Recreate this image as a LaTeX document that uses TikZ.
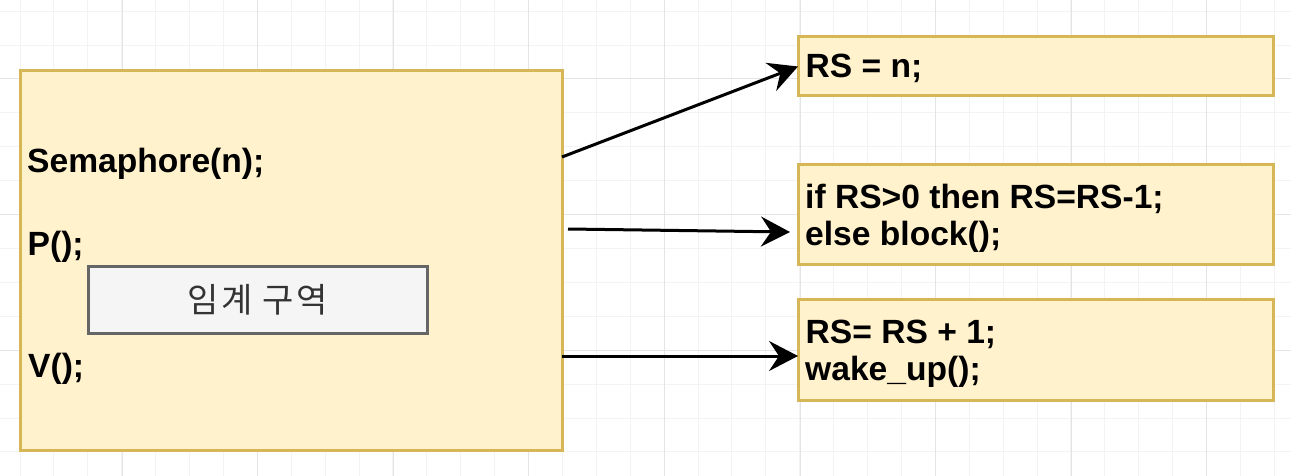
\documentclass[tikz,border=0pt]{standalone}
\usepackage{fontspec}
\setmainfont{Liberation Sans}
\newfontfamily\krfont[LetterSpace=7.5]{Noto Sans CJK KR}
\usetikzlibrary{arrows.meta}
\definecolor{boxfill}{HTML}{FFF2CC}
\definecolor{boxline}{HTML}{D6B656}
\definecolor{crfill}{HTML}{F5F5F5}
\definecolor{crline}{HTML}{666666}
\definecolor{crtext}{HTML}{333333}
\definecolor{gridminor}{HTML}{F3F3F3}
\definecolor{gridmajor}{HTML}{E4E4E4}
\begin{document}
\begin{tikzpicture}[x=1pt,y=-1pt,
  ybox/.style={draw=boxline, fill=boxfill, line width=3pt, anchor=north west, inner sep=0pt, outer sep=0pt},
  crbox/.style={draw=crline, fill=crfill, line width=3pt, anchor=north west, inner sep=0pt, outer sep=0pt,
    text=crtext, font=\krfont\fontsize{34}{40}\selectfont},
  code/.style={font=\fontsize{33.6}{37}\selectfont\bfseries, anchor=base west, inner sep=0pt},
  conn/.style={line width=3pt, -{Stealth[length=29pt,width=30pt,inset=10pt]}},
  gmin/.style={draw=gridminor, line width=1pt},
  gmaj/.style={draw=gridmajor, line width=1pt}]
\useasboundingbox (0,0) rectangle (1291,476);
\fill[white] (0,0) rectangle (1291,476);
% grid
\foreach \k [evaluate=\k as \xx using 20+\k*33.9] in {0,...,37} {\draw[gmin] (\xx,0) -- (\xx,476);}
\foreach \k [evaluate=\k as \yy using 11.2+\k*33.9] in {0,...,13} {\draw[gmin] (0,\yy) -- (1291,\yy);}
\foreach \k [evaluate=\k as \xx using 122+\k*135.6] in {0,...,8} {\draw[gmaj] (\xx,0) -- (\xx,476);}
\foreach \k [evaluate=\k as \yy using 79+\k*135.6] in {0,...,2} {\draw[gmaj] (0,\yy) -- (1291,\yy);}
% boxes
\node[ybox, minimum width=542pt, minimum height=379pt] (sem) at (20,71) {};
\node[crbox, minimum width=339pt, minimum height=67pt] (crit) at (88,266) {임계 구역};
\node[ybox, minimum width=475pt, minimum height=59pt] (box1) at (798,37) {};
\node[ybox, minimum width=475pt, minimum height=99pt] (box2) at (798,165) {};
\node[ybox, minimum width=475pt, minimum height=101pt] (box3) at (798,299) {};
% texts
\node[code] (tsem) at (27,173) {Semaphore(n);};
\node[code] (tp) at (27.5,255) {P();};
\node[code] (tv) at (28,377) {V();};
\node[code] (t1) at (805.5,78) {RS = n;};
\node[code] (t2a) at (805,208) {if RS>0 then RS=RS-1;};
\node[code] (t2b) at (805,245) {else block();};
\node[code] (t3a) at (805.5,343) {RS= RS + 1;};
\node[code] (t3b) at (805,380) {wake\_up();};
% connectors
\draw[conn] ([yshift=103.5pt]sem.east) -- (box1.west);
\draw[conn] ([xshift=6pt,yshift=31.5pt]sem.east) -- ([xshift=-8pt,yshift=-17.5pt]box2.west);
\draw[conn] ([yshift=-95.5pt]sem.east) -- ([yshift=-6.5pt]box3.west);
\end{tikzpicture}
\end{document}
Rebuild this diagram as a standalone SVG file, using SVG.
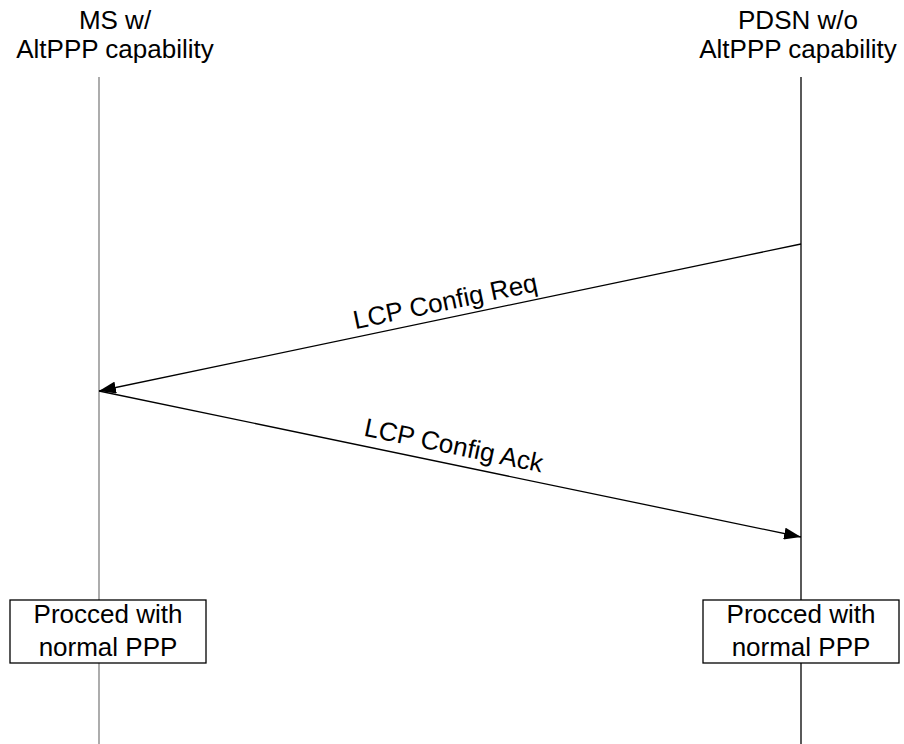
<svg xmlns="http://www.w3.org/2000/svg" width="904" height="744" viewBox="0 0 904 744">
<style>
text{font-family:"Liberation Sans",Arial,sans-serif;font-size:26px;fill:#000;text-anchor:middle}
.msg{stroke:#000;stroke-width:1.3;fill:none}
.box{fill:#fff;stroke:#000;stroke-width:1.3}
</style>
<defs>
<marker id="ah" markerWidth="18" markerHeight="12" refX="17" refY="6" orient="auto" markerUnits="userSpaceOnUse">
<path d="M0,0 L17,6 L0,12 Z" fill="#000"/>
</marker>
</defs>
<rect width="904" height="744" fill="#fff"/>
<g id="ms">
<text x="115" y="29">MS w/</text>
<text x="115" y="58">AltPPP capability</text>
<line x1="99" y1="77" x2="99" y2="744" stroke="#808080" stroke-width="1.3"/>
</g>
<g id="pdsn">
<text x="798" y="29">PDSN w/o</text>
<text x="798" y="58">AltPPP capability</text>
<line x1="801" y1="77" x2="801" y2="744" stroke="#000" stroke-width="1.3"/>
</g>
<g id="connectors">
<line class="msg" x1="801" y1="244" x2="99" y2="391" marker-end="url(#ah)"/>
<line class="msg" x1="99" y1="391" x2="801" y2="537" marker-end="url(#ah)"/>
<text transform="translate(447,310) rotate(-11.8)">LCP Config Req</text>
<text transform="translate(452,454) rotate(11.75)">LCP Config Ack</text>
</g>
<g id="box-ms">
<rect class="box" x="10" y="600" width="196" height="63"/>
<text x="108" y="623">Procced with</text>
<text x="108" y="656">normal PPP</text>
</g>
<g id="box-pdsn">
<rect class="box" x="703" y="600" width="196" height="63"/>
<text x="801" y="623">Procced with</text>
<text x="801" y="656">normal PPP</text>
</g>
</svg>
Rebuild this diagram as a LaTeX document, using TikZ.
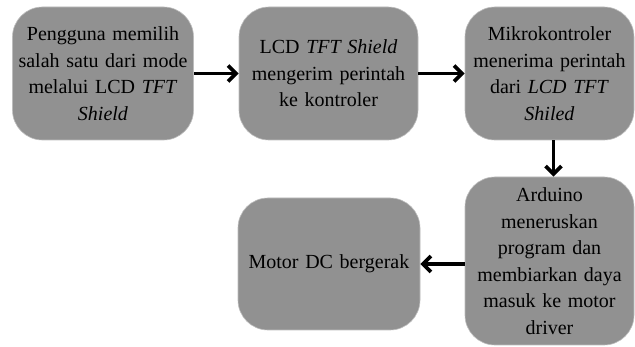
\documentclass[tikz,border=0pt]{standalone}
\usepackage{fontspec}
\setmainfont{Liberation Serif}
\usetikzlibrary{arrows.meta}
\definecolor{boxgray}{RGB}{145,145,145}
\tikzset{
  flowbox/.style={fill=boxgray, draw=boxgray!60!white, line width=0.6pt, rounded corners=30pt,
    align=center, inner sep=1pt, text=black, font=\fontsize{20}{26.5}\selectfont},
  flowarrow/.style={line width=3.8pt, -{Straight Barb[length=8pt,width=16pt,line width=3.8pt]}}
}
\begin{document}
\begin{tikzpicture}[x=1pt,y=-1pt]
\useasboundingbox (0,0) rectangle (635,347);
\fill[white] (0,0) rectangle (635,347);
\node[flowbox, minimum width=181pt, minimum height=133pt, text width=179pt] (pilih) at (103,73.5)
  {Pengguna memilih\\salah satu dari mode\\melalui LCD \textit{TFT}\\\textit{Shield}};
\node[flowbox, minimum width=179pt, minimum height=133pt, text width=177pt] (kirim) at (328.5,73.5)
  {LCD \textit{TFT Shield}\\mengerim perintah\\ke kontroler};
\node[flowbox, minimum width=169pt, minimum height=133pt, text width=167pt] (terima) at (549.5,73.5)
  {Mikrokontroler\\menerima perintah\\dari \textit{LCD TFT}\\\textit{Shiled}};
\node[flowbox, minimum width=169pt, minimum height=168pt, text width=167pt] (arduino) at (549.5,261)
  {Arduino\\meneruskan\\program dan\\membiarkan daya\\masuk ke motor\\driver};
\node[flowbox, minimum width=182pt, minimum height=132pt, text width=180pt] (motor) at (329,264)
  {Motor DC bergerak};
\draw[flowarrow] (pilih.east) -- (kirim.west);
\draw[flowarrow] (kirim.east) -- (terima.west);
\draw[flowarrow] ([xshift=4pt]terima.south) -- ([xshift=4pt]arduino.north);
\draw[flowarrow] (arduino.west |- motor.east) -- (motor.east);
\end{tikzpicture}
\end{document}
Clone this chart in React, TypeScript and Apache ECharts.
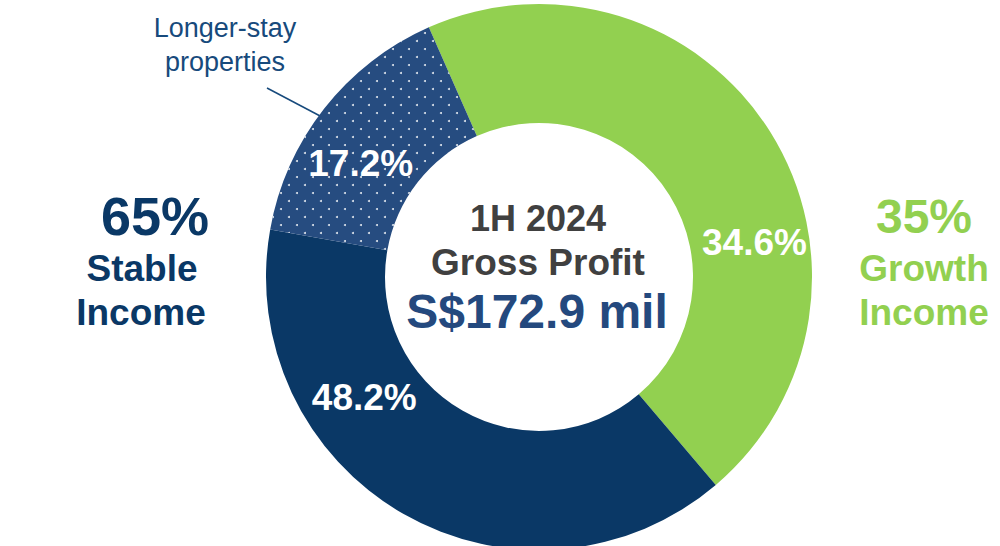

Problem requirements: Your task is to repeat the data above exactly while excluding the pictures.

Response for this exercise:
Recreate this image as a LaTeX document that uses TikZ.
\documentclass[tikz,border=0pt]{standalone}
\usepackage{fontspec}
\setmainfont{Liberation Sans}
\newfontfamily\krfont[LetterSpace=7.5]{Noto Sans CJK KR}
\usetikzlibrary{arrows.meta}
\definecolor{boxfill}{HTML}{FFF2CC}
\definecolor{boxline}{HTML}{D6B656}
\definecolor{crfill}{HTML}{F5F5F5}
\definecolor{crline}{HTML}{666666}
\definecolor{crtext}{HTML}{333333}
\definecolor{gridminor}{HTML}{F3F3F3}
\definecolor{gridmajor}{HTML}{E4E4E4}
\begin{document}
\begin{tikzpicture}[x=1pt,y=-1pt,
  ybox/.style={draw=boxline, fill=boxfill, line width=3pt, anchor=north west, inner sep=0pt, outer sep=0pt},
  crbox/.style={draw=crline, fill=crfill, line width=3pt, anchor=north west, inner sep=0pt, outer sep=0pt,
    text=crtext, font=\krfont\fontsize{34}{40}\selectfont},
  code/.style={font=\fontsize{33.6}{37}\selectfont\bfseries, anchor=base west, inner sep=0pt},
  conn/.style={line width=3pt, -{Stealth[length=29pt,width=30pt,inset=10pt]}},
  gmin/.style={draw=gridminor, line width=1pt},
  gmaj/.style={draw=gridmajor, line width=1pt}]
\useasboundingbox (0,0) rectangle (1291,476);
\fill[white] (0,0) rectangle (1291,476);
% grid
\foreach \k [evaluate=\k as \xx using 20+\k*33.9] in {0,...,37} {\draw[gmin] (\xx,0) -- (\xx,476);}
\foreach \k [evaluate=\k as \yy using 11.2+\k*33.9] in {0,...,13} {\draw[gmin] (0,\yy) -- (1291,\yy);}
\foreach \k [evaluate=\k as \xx using 122+\k*135.6] in {0,...,8} {\draw[gmaj] (\xx,0) -- (\xx,476);}
\foreach \k [evaluate=\k as \yy using 79+\k*135.6] in {0,...,2} {\draw[gmaj] (0,\yy) -- (1291,\yy);}
% boxes
\node[ybox, minimum width=542pt, minimum height=379pt] (sem) at (20,71) {};
\node[crbox, minimum width=339pt, minimum height=67pt] (crit) at (88,266) {임계 구역};
\node[ybox, minimum width=475pt, minimum height=59pt] (box1) at (798,37) {};
\node[ybox, minimum width=475pt, minimum height=99pt] (box2) at (798,165) {};
\node[ybox, minimum width=475pt, minimum height=101pt] (box3) at (798,299) {};
% texts
\node[code] (tsem) at (27,173) {Semaphore(n);};
\node[code] (tp) at (27.5,255) {P();};
\node[code] (tv) at (28,377) {V();};
\node[code] (t1) at (805.5,78) {RS = n;};
\node[code] (t2a) at (805,208) {if RS>0 then RS=RS-1;};
\node[code] (t2b) at (805,245) {else block();};
\node[code] (t3a) at (805.5,343) {RS= RS + 1;};
\node[code] (t3b) at (805,380) {wake\_up();};
% connectors
\draw[conn] ([yshift=103.5pt]sem.east) -- (box1.west);
\draw[conn] ([xshift=6pt,yshift=31.5pt]sem.east) -- ([xshift=-8pt,yshift=-17.5pt]box2.west);
\draw[conn] ([yshift=-95.5pt]sem.east) -- ([yshift=-6.5pt]box3.west);
\end{tikzpicture}
\end{document}
Rebuild this diagram as a standalone SVG file, using SVG.
<svg xmlns="http://www.w3.org/2000/svg" width="904" height="744" viewBox="0 0 904 744">
<style>
text{font-family:"Liberation Sans",Arial,sans-serif;font-size:26px;fill:#000;text-anchor:middle}
.msg{stroke:#000;stroke-width:1.3;fill:none}
.box{fill:#fff;stroke:#000;stroke-width:1.3}
</style>
<defs>
<marker id="ah" markerWidth="18" markerHeight="12" refX="17" refY="6" orient="auto" markerUnits="userSpaceOnUse">
<path d="M0,0 L17,6 L0,12 Z" fill="#000"/>
</marker>
</defs>
<rect width="904" height="744" fill="#fff"/>
<g id="ms">
<text x="115" y="29">MS w/</text>
<text x="115" y="58">AltPPP capability</text>
<line x1="99" y1="77" x2="99" y2="744" stroke="#808080" stroke-width="1.3"/>
</g>
<g id="pdsn">
<text x="798" y="29">PDSN w/o</text>
<text x="798" y="58">AltPPP capability</text>
<line x1="801" y1="77" x2="801" y2="744" stroke="#000" stroke-width="1.3"/>
</g>
<g id="connectors">
<line class="msg" x1="801" y1="244" x2="99" y2="391" marker-end="url(#ah)"/>
<line class="msg" x1="99" y1="391" x2="801" y2="537" marker-end="url(#ah)"/>
<text transform="translate(447,310) rotate(-11.8)">LCP Config Req</text>
<text transform="translate(452,454) rotate(11.75)">LCP Config Ack</text>
</g>
<g id="box-ms">
<rect class="box" x="10" y="600" width="196" height="63"/>
<text x="108" y="623">Procced with</text>
<text x="108" y="656">normal PPP</text>
</g>
<g id="box-pdsn">
<rect class="box" x="703" y="600" width="196" height="63"/>
<text x="801" y="623">Procced with</text>
<text x="801" y="656">normal PPP</text>
</g>
</svg>
Rebuild this diagram as a LaTeX document, using TikZ.
\documentclass[tikz,border=0pt]{standalone}
\usepackage{fontspec}
\setmainfont{Liberation Serif}
\usetikzlibrary{arrows.meta}
\definecolor{boxgray}{RGB}{145,145,145}
\tikzset{
  flowbox/.style={fill=boxgray, draw=boxgray!60!white, line width=0.6pt, rounded corners=30pt,
    align=center, inner sep=1pt, text=black, font=\fontsize{20}{26.5}\selectfont},
  flowarrow/.style={line width=3.8pt, -{Straight Barb[length=8pt,width=16pt,line width=3.8pt]}}
}
\begin{document}
\begin{tikzpicture}[x=1pt,y=-1pt]
\useasboundingbox (0,0) rectangle (635,347);
\fill[white] (0,0) rectangle (635,347);
\node[flowbox, minimum width=181pt, minimum height=133pt, text width=179pt] (pilih) at (103,73.5)
  {Pengguna memilih\\salah satu dari mode\\melalui LCD \textit{TFT}\\\textit{Shield}};
\node[flowbox, minimum width=179pt, minimum height=133pt, text width=177pt] (kirim) at (328.5,73.5)
  {LCD \textit{TFT Shield}\\mengerim perintah\\ke kontroler};
\node[flowbox, minimum width=169pt, minimum height=133pt, text width=167pt] (terima) at (549.5,73.5)
  {Mikrokontroler\\menerima perintah\\dari \textit{LCD TFT}\\\textit{Shiled}};
\node[flowbox, minimum width=169pt, minimum height=168pt, text width=167pt] (arduino) at (549.5,261)
  {Arduino\\meneruskan\\program dan\\membiarkan daya\\masuk ke motor\\driver};
\node[flowbox, minimum width=182pt, minimum height=132pt, text width=180pt] (motor) at (329,264)
  {Motor DC bergerak};
\draw[flowarrow] (pilih.east) -- (kirim.west);
\draw[flowarrow] (kirim.east) -- (terima.west);
\draw[flowarrow] ([xshift=4pt]terima.south) -- ([xshift=4pt]arduino.north);
\draw[flowarrow] (arduino.west |- motor.east) -- (motor.east);
\end{tikzpicture}
\end{document}
Clone this chart in React, TypeScript and Apache ECharts.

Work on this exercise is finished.